Another aspect of loving-kindness, and of seeing people in a more rounded, realistic way, is forgiveness. My Buddhist teacher once said, ‘I am much worse than you think I am, but also much better.’10 He was asking his followers, who perhaps had a tendency to put him on a pedestal, to try to see him more as he really was – as a person with a mix of good qualities and human weaknesses. The aphorism is true of us all. We are probably all capable of acting in far worse ways than we’d like to think, but we are also capable of much more good than we dare imagine. Human life is complex, and we can only learn as we go along, by making mistakes. When I look back on my life and see the times when I’ve caused most harm to others, it was not out of a deliberate wish to do so, but out of an insensitivity born of inexperience, or sheer naivety, or because I was blind to the needs of others because of my own desires. Because we will all make mistakes, we need to be able to forgive. We need self-forgiveness and forgiveness towards others. As William Blake said, ‘Mutual forgiveness of each vice, such are the Gates of Paradise.’
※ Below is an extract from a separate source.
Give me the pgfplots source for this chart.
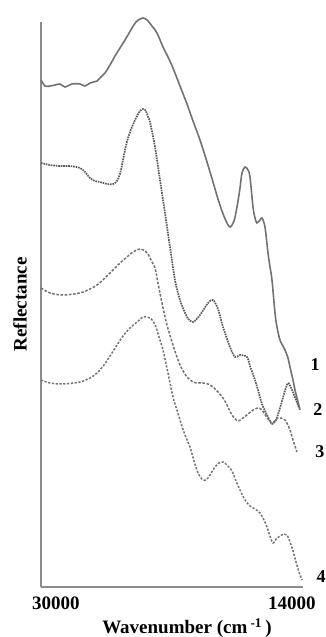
\documentclass[border=0pt]{standalone}
\usepackage{fontspec}
\setmainfont{Liberation Serif}
\usepackage{pgfplots}
\pgfplotsset{compat=1.18}

\definecolor{curvegray}{HTML}{727272}
\definecolor{dotgray}{HTML}{5A5A5A}
\definecolor{axisgray}{HTML}{8C8C8C}

\begin{document}
\begin{tikzpicture}
% fixed page frame around the axis box (origin = lower left corner of the box)
\useasboundingbox (-41pt,-50pt) rectangle (285pt,587pt);
\begin{axis}[
  scale only axis, width=262pt, height=565pt,
  x dir=reverse, xmin=14000, xmax=30000, ymin=0, ymax=5.65,
  axis lines=left,
  axis line style={-, draw=axisgray, line width=1.8pt},
  scaled x ticks=false,
  xtick={30000,14000},
  xticklabels={\hspace*{30pt}30000, 14000\hspace*{22pt}},
  ytick=\empty, major tick length=0pt,
  xticklabel style={anchor=center, yshift=-16pt,
    font=\fontsize{19}{22}\selectfont\bfseries},
  /pgf/number format/assume math mode=true,
  xlabel={Wavenumber (cm\,\textsuperscript{-1}\,)},
  every axis x label/.style={at={(axis description cs:0.557,-0.0726)},
    anchor=center, font=\fontsize{19}{22}\selectfont\bfseries},
  ylabel={Reflectance},
  every axis y label/.style={at={(axis description cs:-0.0534,0.5)},
    rotate=90, anchor=south, inner sep=0pt,
    font=\fontsize{19}{22}\selectfont\bfseries},
  clip=false,
  every axis plot/.append style={curvegray, line width=1.5pt, smooth, tension=0.5},
]

% 1
\addplot[solid, line width=1.6pt] coordinates {
(30000,5.07) (29756,5.01) (29450,5.01) (29145,5.02) (28840,5.03) (28534,5.00)
(28107,5.03) (27618,5.03) (27313,5.01) (27008,5.04) (26580,5.06) (26397,5.09)
(26092,5.14) (25786,5.22) (25481,5.31) (25176,5.39) (24870,5.47) (24687,5.52)
(24443,5.59) (24198,5.65) (23954,5.68) (23771,5.69) (23527,5.67) (23221,5.61)
(22916,5.54) (22550,5.40) (22245,5.30) (21939,5.19) (21511,5.01) (21084,4.83)
(20717,4.66) (20290,4.47) (19862,4.25) (19496,4.05) (19191,3.88) (18947,3.76)
(18702,3.66) (18458,3.60) (18214,3.66) (18030,3.80) (17847,3.99) (17725,4.14)
(17542,4.20) (17358,4.17) (17237,4.10) (17053,3.80) (16931,3.69) (16809,3.64)
(16626,3.67) (16504,3.69) (16321,3.60) (16137,3.34) (16015,3.20) (15893,3.07)
(15710,2.74) (15588,2.60) (15405,2.47) (15099,2.37) (14916,2.29) (14794,2.20)
(14611,2.07) (14489,1.97) (14305,1.85) (14183,1.77)
};

% 2
\addplot[dotgray, dash pattern=on 1.6pt off 0.9pt, line width=1.7pt] coordinates {
(30000,4.24) (29450,4.22) (28840,4.21) (28229,4.21) (27618,4.19) (27313,4.15)
(27008,4.09) (26702,4.06) (26397,4.05) (25969,4.03) (25603,4.03) (25359,4.06)
(25176,4.13) (25053,4.22) (24870,4.37) (24687,4.49) (24443,4.60) (24198,4.69)
(23954,4.76) (23771,4.78) (23588,4.76) (23466,4.70) (23344,4.65) (23038,4.40)
(22733,4.07) (22428,3.74) (22122,3.40) (21817,3.07) (21511,2.87) (21084,2.70)
(20717,2.65) (20290,2.72) (19801,2.84) (19496,2.87) (19191,2.78) (18885,2.60)
(18458,2.40) (18153,2.30) (17847,2.32) (17419,2.30) (17237,2.21) (16931,2.07)
(16748,1.97) (16504,1.83) (16198,1.72) (15893,1.63) (15649,1.67) (15405,1.79)
(15160,1.93) (14916,2.04) (14672,1.97) (14427,1.87) (14244,1.79)
};

% 3
\addplot[dash pattern=on 2.6pt off 1.6pt] coordinates {
(30000,2.99) (29450,2.94) (28656,2.92) (27618,2.94) (27008,2.98) (26580,3.02)
(26092,3.09) (25603,3.17) (25176,3.24) (24748,3.30) (24382,3.35) (23954,3.38)
(23649,3.36) (23466,3.33) (23221,3.25) (23038,3.19) (22855,3.04) (22611,2.84)
(22306,2.62) (21939,2.42) (21634,2.27) (21389,2.18) (21084,2.10) (20717,2.05)
(20412,2.04) (20107,2.04) (19801,2.03) (19496,2.00) (19191,1.95) (18885,1.89)
(18641,1.82) (18336,1.72) (17969,1.66) (17664,1.69) (17358,1.73) (17053,1.77)
(16748,1.79) (16504,1.77) (16259,1.71) (15893,1.64) (15527,1.69) (15099,1.67)
(14794,1.57) (14611,1.47) (14366,1.35)
};

% 4
\addplot[dash pattern=on 2.2pt off 1.6pt] coordinates {
(30000,2.07) (29450,2.04) (28656,2.03) (27618,2.05) (27008,2.09) (26580,2.14)
(26153,2.22) (25786,2.31) (25359,2.42) (24992,2.51) (24565,2.59) (24137,2.65)
(23771,2.70) (23527,2.70) (23344,2.69) (23160,2.66) (22977,2.60) (22794,2.50)
(22550,2.37) (22245,2.14) (21939,1.90) (21695,1.77) (21511,1.67) (21206,1.52)
(20901,1.40) (20656,1.26) (20412,1.14) (20168,1.08) (19923,1.07) (19679,1.12)
(19374,1.20) (19130,1.24) (18885,1.25) (18641,1.22) (18336,1.16) (18092,1.06)
(17847,0.97) (17542,0.87) (17237,0.81) (16931,0.78) (16626,0.74) (16382,0.67)
(16198,0.60) (16015,0.51) (15832,0.44) (15588,0.49) (15405,0.51) (15160,0.53)
(14977,0.52) (14794,0.45) (14611,0.36) (14427,0.25) (14244,0.15) (14061,0.07)
};

% curve numbers
\begin{scope}[every node/.style={font=\fontsize{18}{20}\selectfont\bfseries, inner sep=0pt}]
\node at (axis cs:13267,2.22) {1};
\node at (axis cs:13084,1.77) {2};
\node at (axis cs:12962,1.35) {3};
\node at (axis cs:12900,0.10) {4};
\end{scope}
\end{axis}
\end{tikzpicture}
\end{document}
When someone has done us a serious wrong, forgiveness can be very difficult and may take a long time. However, the example of South Africa is inspiring. When apartheid came to an end, and they had their first democratic elections, there was much debate about how to bring to justice those who had committed atrocities. People eventually realized that retribution through the courts was not an option. Apart from the practical difficulties of providing evidence, there was fear that the whole process would lead to more bitterness and violence. For this reason, some people called for a general amnesty and writing off of crimes. Others argued that this would be to ignore the principle of justice. So a Truth and Reconciliation Committee was formed. Perpetrators were offered amnesty, but only if they came forward and admitted their crimes. Victims were also encouraged to tell of the terrible atrocities that had been inflicted on them or their families. The committee ensured that these stories were heard, including by those who probably committed the crimes. The victims would not have to live with those experiences for the rest of their days without their being acknowledged, or with the rest of the country in denial. And forgiveness – restorative justice rather than retributive justice – was encouraged. There are stories of remarkably courageous acts of forgiveness from many people – both black and white.
Having difficulties with people is, of course, inevitable. We are all so different, and human communication and interaction is bound to be complex and problematic at times. So perhaps it is helpful to realize that difficulties are normal; it is how we deal with them that matters. We cannot expect to get on with everybody all the time, but we can try to bring awareness, understanding, and honesty to the problems that crop up.